Deputy Governor Paul Beaudry, speaking to university students in Waterloo, Ontario, also said while some have suggested a recession might be needed to tame climbing prices, the central bank believed it could lower the risk of a hard landing by clearly communicating its intentions.
“In August, inflation stood at 7%. While we’re headed in the right direction, that’s still too high,” Beaudry said in prepared remarks provided ahead of the speech.
“We will continue to take whatever actions are necessary to restore price stability for households and businesses and to maintain Canadians’ confidence that we can deliver on our mandate of bringing inflation back to 2%,” he later added.
Inflation slowed again in August, though at 7.0% it remains well above target. The three core measures of inflation, which taken together are seen as a better indicator of underlying price pressures, also eased slightly.
Beaudry said the best way to tackle hot inflation was to ensure Canadians understand and believe the central bank can tame prices, which will keep expectations moored.

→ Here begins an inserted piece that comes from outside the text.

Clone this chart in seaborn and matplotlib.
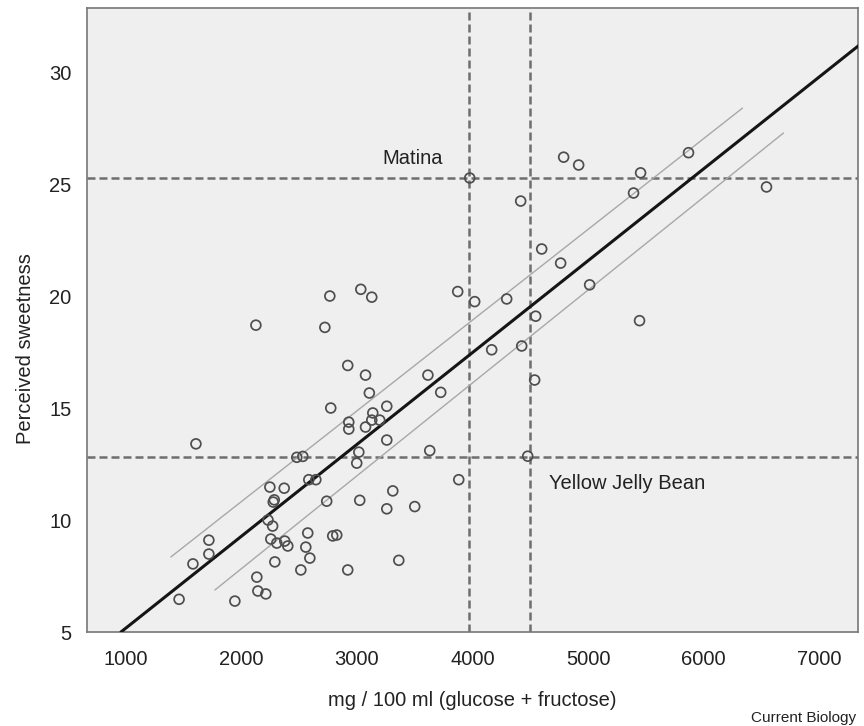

To do this, the bank must be clear in its message, he said.
“The more effective the Bank can be in its guiding role, the greater the chance of a soft landing – and the lower the risk of a hard landing.”
The Bank of Canada has increased its policy rate by 300-basis points in just six months and earlier this month signaled it was not yet done. Money markets are betting on another 50-bp increase in October to 3.75%.
The Canadian dollar was trading 0.8% lower at 1.3360 to the greenback, or 74.85 U.S. cents.